On Response Restrictions, Fictional Feelings, and Why Am I Writing About Mass Effect at 1:22 AM?
I’m on my Most Perfect Playthrough in the History of Playthroughs (Past, Present, and Future) playthrough of the Mass Effect series in preparation of the third game’s release and I’ve noticed a few things:
- Anyone ever notice just how annoying the response wheel can be? Greatest example of this is probably when speaking to Wrex about the genophage and comparing it to the plight of humans. Part of me wanted to slap Shepard across the face and say, “Seriously, man? Stop…just stop talking. No, really. You should go.
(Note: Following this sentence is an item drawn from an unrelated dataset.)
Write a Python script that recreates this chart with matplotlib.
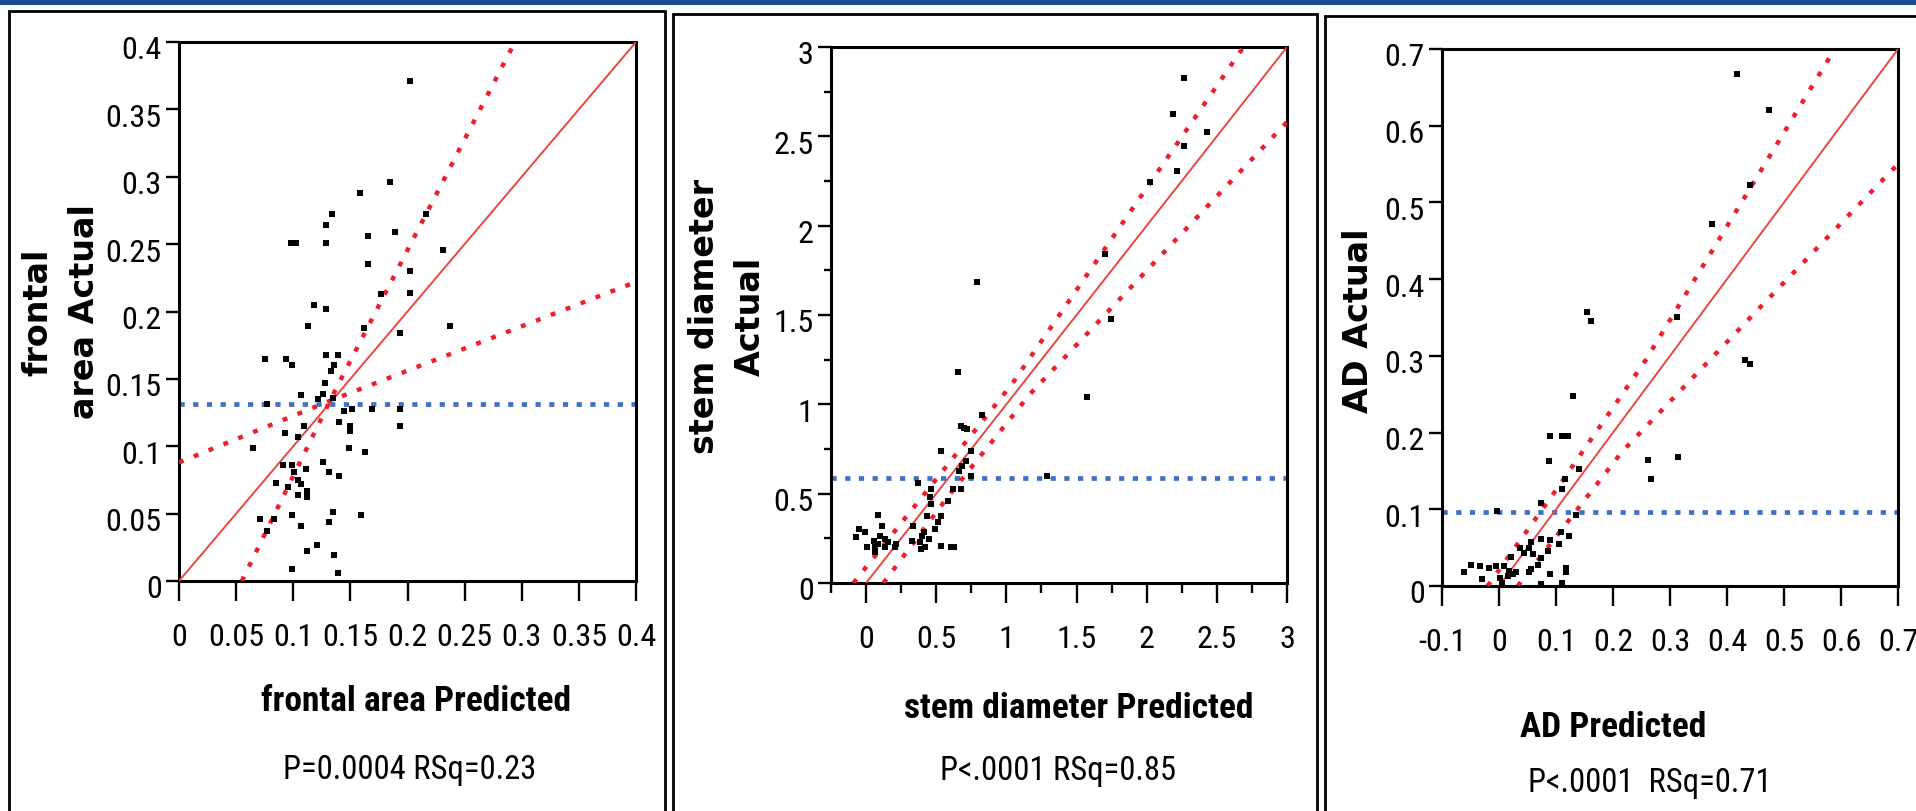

You should really go, Commander.” I know that all the responses are based on the character of Shepard and not the player itself, but still…Shepard can outsmart Reapers and Turians and all, but doesn’t know when to shut the hell up at a moment like that? Jesus. I hope the Normandy crash at least knocked some sense into Shepard. Or at least Cerberus put in some fucking common sense when rebuilding her.
- And how come everyone gets so pissy at the Virmire Survivor’s reaction to Shepard on Horizon? Like, even if they weren’t your Love Interest…its pretty called for. Imagine your best friend died, alright? And you were there when they died…like, you tried to stay with them but they told you to go on. And then you spend years trying to deal with survivor’s guilt. And then out of nowhere your best friend comes trouncing along. With a gun. And new friends. Oh, and they’re also working with a terrorist group you both tried to take down years earlier. Personally? I give the VS credit for not punching Shepard in the face. Because that’s what I would do. And then kiss Shepard on their beautiful mouth. And then punch them again.
- I have no idea why I’m typing this out at 1:31 AM when I should be finishing some work up. Clearly this is a better use of my time.